Optimizing the management system in the charging sector is something many experts hope for. Ni Feng cited the example of power module cooling methods in charging stations. The mainstream cooling methods for power modules are water cooling and air cooling. Water cooling has a long service life and high reliability, but it is expensive; air cooling is inexpensive, but it has high environmental requirements and is prone to dust blockage after prolonged use. "The 'lowest bidder wins' mechanism in domestic bidding has led many operators to adopt air cooling, but these systems need to be completely replaced in less than two years. In the end, the overall cost is actually higher than using water cooling," Ni Feng said.
According to Liu Yongdong, the installation and management of private charging stations still have significant room for development. "Many residential communities, especially older ones, cannot widely install charging stations due to limited power distribution capacity and lack of cooperation from property management companies; and the practice of using technology platforms to promote and manage charging during off-peak hours also needs further development." Intelligent and refined management of charging services is an inevitable trend.

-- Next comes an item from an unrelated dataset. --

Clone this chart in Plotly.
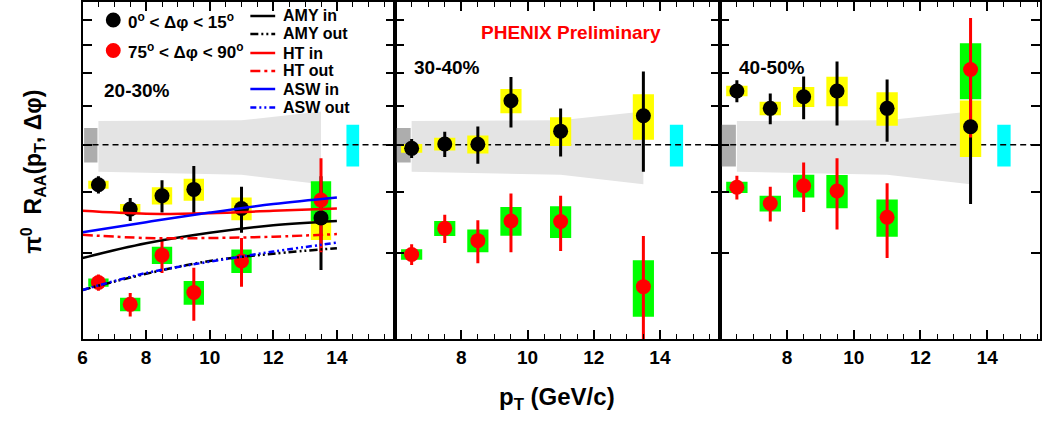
import math
import plotly.graph_objects as go

# ---------------- data ----------------
pt = [6.5, 7.5, 8.5, 9.5, 11.0, 13.5]

# 20-30%
p1_in = [0.414, 0.369, 0.393, 0.405, 0.370, 0.354]
p1_in_stat = [0.017, 0.020, 0.030, 0.047, 0.040, 0.077]
p1_in_sys = [0.008, 0.009, 0.016, 0.021, 0.020, 0.035]
p1_out = [0.261, 0.2355, 0.297, 0.249, 0.289, 0.385]
p1_out_stat = [0.010, 0.013, 0.024, 0.031, 0.033, 0.084]
p1_out_sys = [0.005, 0.0075, 0.012, 0.014, 0.016, 0.036]

# 30-40%
p2_in = [0.4915, 0.5016, 0.5009, 0.615, 0.533, 0.573]
p2_in_stat = [0.022, 0.030, 0.044, 0.073, 0.060, 0.133]
p2_in_sys = [0.010, 0.015, 0.0215, 0.035, 0.036, 0.061]
p2_out = [0.298, 0.337, 0.318, 0.349, 0.348, 0.256]
p2_out_stat = [0.0145, 0.0225, 0.032, 0.048, 0.045, 0.069]
p2_out_sys = [0.0075, 0.012, 0.017, 0.0235, 0.026, 0.034]

# 40-50%
p3_in = [0.644, 0.5935, 0.627, 0.644, 0.5935, 0.544]
p3_in_stat = [0.0335, 0.043, 0.063, 0.0965, 0.0865, 0.166]
p3_in_sys = [0.016, 0.019, 0.0295, 0.0445, 0.0466, 0.072]
p3_out = [0.409, 0.379, 0.412, 0.402, 0.355, 0.713]
p3_out_stat = [0.023, 0.031, 0.048, 0.067, 0.062, 0.196]
p3_out_sys = [0.011, 0.014, 0.022, 0.0315, 0.031, 0.0935]

# theory curves (20-30% panel)
th_pt = [6, 8, 10, 12, 14]
amy_in = [0.293, 0.314, 0.330, 0.342, 0.349]
amy_out = [0.252, 0.272, 0.289, 0.299, 0.307]
ht_in = [0.366, 0.361, 0.362, 0.366, 0.370]
ht_out = [0.327, 0.322, 0.322, 0.324, 0.328]
asw_in = [0.331, 0.347, 0.363, 0.378, 0.390]
asw_out = [0.252, 0.273, 0.288, 0.302, 0.315]

# inclusive reference level and its uncertainty band
ref_level = 0.5
band_pt = [6.5, 11.0, 13.5]
band_hi = [0.559, 0.561, 0.585]
band_lo = [0.440, 0.434, 0.415]
norm_lo = [0.460, 0.460, 0.451]
norm_hi = [0.541, 0.541, 0.549]
cyan_lo = 0.451
cyan_hi = 0.549

panel_labels = ["20-30%", "30-40%", "40-50%"]
x_ticks = [6, 8, 10, 12, 14]

# ---------------- styling ----------------
FONT = "Liberation Sans"
YEL = "#ffff00"
GRN = "#00ff00"
CYAN = "#00ffff"
BAND = "#e4e4e4"
DGRAY = "#adadad"
HW = 0.32
MS = 15

fig = go.Figure()

panels = [
    (p1_in, p1_in_stat, p1_in_sys, p1_out, p1_out_stat, p1_out_sys),
    (p2_in, p2_in_stat, p2_in_sys, p2_out, p2_out_stat, p2_out_sys),
    (p3_in, p3_in_stat, p3_in_sys, p3_out, p3_out_stat, p3_out_sys),
]
xranges = [[6, 15.83], [6, 15.82], [6, 15.58]]
xdomains = [[0.0749, 0.3769], [0.3769, 0.691], [0.691, 1.0]]


def boxes(xs, ys, hs, hw):
    X, Y = [], []
    for x, y, h in zip(xs, ys, hs):
        X += [x - hw, x + hw, x + hw, x - hw, x - hw, None]
        Y += [y - h, y - h, y + h, y + h, y - h, None]
    return X, Y


for i, (yin, sin, yin_sys, yout, sout, yout_sys) in enumerate(panels):
    xa = "x" if i == 0 else f"x{i+1}"
    ya = "y" if i == 0 else f"y{i+1}"
    kw = dict(xaxis=xa, yaxis=ya, showlegend=False, hoverinfo="skip")
    # band
    fig.add_trace(go.Scatter(x=band_pt + band_pt[::-1], y=band_hi + band_lo[::-1],
                             fill="toself", fillcolor=BAND, mode="lines",
                             line=dict(width=0), **kw))
    # normalisation boxes
    fig.add_trace(go.Scatter(x=[6.05, 6.47, 6.47, 6.05, 6.05],
                             y=[norm_lo[i], norm_lo[i], norm_hi[i], norm_hi[i], norm_lo[i]],
                             fill="toself", fillcolor=DGRAY, mode="lines",
                             line=dict(width=0), **kw))
    fig.add_trace(go.Scatter(x=[14.3, 14.7, 14.7, 14.3, 14.3],
                             y=[cyan_lo, cyan_lo, cyan_hi, cyan_hi, cyan_lo],
                             fill="toself", fillcolor=CYAN, mode="lines",
                             line=dict(width=0), **kw))
    # dashed reference
    fig.add_trace(go.Scatter(x=[xranges[i][0], xranges[i][1]], y=[ref_level, ref_level],
                             mode="lines", line=dict(color="black", width=1.5, dash="6px,4px"),
                             **kw))
    # systematic boxes
    bx, by = boxes(pt, yin, yin_sys, HW)
    fig.add_trace(go.Scatter(x=bx, y=by, fill="toself", fillcolor=YEL, mode="lines",
                             line=dict(width=0), **kw))
    bx, by = boxes(pt, yout, yout_sys, HW)
    fig.add_trace(go.Scatter(x=bx, y=by, fill="toself", fillcolor=GRN, mode="lines",
                             line=dict(width=0), **kw))
    # statistical errors
    fig.add_trace(go.Scatter(x=pt, y=yin, mode="markers",
                             marker=dict(size=1, color="rgba(0,0,0,0)"),
                             error_y=dict(type="data", array=sin, color="black",
                                          thickness=3, width=0), **kw))
    fig.add_trace(go.Scatter(x=pt, y=yout, mode="markers",
                             marker=dict(size=1, color="rgba(0,0,0,0)"),
                             error_y=dict(type="data", array=sout, color="red",
                                          thickness=3, width=0), **kw))
    # markers
    fig.add_trace(go.Scatter(x=pt, y=yout, mode="markers",
                             marker=dict(size=MS, color="red", line=dict(width=0)), **kw))
    fig.add_trace(go.Scatter(x=pt, y=yin, mode="markers",
                             marker=dict(size=MS, color="black", line=dict(width=0)), **kw))

# theory curves in first panel
curves = [
    (amy_in, "black", "solid"),
    (amy_out, "black", "8px,3px,2px,3px,2px,3px"),
    (ht_in, "red", "solid"),
    (ht_out, "red", "10px,4px,3px,4px"),
    (asw_in, "blue", "solid"),
    (asw_out, "blue", "6px,3px,2px,3px,2px,3px"),
]
for vals, col, dsh in curves:
    fig.add_trace(go.Scatter(x=th_pt, y=vals, mode="lines",
                             line=dict(color=col, width=2.5, dash=dsh, shape="spline"),
                             xaxis="x", yaxis="y", showlegend=False, hoverinfo="skip"))

yr = [math.log10(0.2), math.log10(0.98)]
layout = dict(
    width=1042, height=425,
    margin=dict(l=0, r=0, t=2, b=86),
    paper_bgcolor="white", plot_bgcolor="white",
    font=dict(family=FONT, color="black"),
)
for i in range(3):
    xn = "xaxis" if i == 0 else f"xaxis{i+1}"
    yn = "yaxis" if i == 0 else f"yaxis{i+1}"
    xa = "x" if i == 0 else f"x{i+1}"
    ya = "y" if i == 0 else f"y{i+1}"
    ttext = [str(v) for v in x_ticks] if i == 0 else [""] + [str(v) for v in x_ticks[1:]]
    layout[xn] = dict(
        domain=xdomains[i], range=xranges[i], anchor=ya,
        tickmode="array", tickvals=x_ticks, ticktext=ttext,
        ticks="inside", ticklen=9, tickwidth=1.5, tickcolor="black",
        minor=dict(tickmode="linear", tick0=6, dtick=0.5, ticks="inside",
                   ticklen=5, tickwidth=1.2, tickcolor="black"),
        showline=True, linecolor="black", linewidth=2, mirror="ticks",
        showgrid=False, zeroline=False,
        tickfont=dict(family=FONT, size=19, weight="bold", color="black"),
    )
    layout[yn] = dict(
        domain=[0, 1], type="log", range=yr, anchor=xa,
        tickmode="array", tickvals=[0.3, 0.4, 0.5, 0.6, 0.7, 0.8, 0.9],
        showticklabels=False,
        ticks="inside", ticklen=9, tickwidth=1.5, tickcolor="black",
        showline=True, linecolor="black", linewidth=2, mirror="ticks",
        showgrid=False, zeroline=False,
    )
fig.update_layout(**layout)


def px2x(px):
    return px / 1042.0


def py2y(py):
    return (339.0 - py) / 337.0


ann = []
# panel labels
label_pos = [(98, 90), (410, 67), (737, 67)]
for lab, (lx, ly) in zip(panel_labels, label_pos):
    ann.append(dict(x=px2x(lx), y=py2y(ly), xref="paper", yref="paper", text=lab,
                    showarrow=False, xanchor="left", yanchor="middle",
                    font=dict(family=FONT, size=19, weight="bold", color="black")))
ann.append(dict(x=px2x(570), y=py2y(33), xref="paper", yref="paper",
                text="PHENIX Preliminary", showarrow=False, xanchor="center", yanchor="middle",
                font=dict(family=FONT, size=19, weight="bold", color="red")))
# marker legend
ann.append(dict(x=px2x(122), y=py2y(21), xref="paper", yref="paper",
                text="0<sup>o</sup> < Δφ < 15<sup>o</sup>", showarrow=False,
                xanchor="left", yanchor="middle",
                font=dict(family=FONT, size=17, weight="bold", color="black")))
ann.append(dict(x=px2x(122), y=py2y(51), xref="paper", yref="paper",
                text="75<sup>o</sup> < Δφ < 90<sup>o</sup>", showarrow=False,
                xanchor="left", yanchor="middle",
                font=dict(family=FONT, size=17, weight="bold", color="black")))
# line legend
leg_rows = [("AMY in", 16), ("AMY out", 34), ("HT in", 53), ("HT out", 71),
            ("ASW in", 89), ("ASW out", 107.5)]
shapes = []
for (name, ry), (vals, col, dsh) in zip(leg_rows, curves):
    ann.append(dict(x=px2x(278), y=py2y(ry), xref="paper", yref="paper", text=name,
                    showarrow=False, xanchor="left", yanchor="middle",
                    font=dict(family=FONT, size=16, weight="bold", color="black")))
    shapes.append(dict(type="line", xref="paper", yref="paper",
                       x0=px2x(247), x1=px2x(272), y0=py2y(ry), y1=py2y(ry),
                       line=dict(color=col, width=2.5, dash=dsh)))
for cy, col in [(20, "black"), (50.5, "red")]:
    shapes.append(dict(type="circle", xref="paper", yref="paper",
                       x0=px2x(109 - 7.5), x1=px2x(109 + 7.5),
                       y0=py2y(cy + 7.5), y1=py2y(cy - 7.5),
                       fillcolor=col, line=dict(width=0)))
# axis titles
ann.append(dict(x=px2x(28), y=py2y(172), xref="paper", yref="paper",
                text="π<sup>0</sup>  R<sub>AA</sub>(p<sub>T</sub>, Δφ)", textangle=-90,
                showarrow=False, xanchor="center", yanchor="middle",
                font=dict(family=FONT, size=23, weight="bold", color="black")))
ann.append(dict(x=px2x(556), y=py2y(398), xref="paper", yref="paper",
                text="p<sub>T</sub> (GeV/c)", showarrow=False,
                xanchor="center", yanchor="middle",
                font=dict(family=FONT, size=24, weight="bold", color="black")))
fig.update_layout(annotations=ann, shapes=shapes)

fig.write_html("out.html", config={"displayModeBar": False},
               post_script="document.body.style.margin='0px';document.body.style.overflow='hidden';")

"When we talk about improving charging technology, management, and services today, it's all based on the premise of the healthy development of electric vehicles," said Ni Feng. "The most fundamental driving force for electric vehicles still comes from the vehicles themselves, and from the adjustments and changes in the entire industry chain ecosystem. What we are most concerned about is how strong users' desire to spontaneously consume and use electric vehicles will be after the relevant subsidies are canceled. This is the key to the long-term development of the entire industry."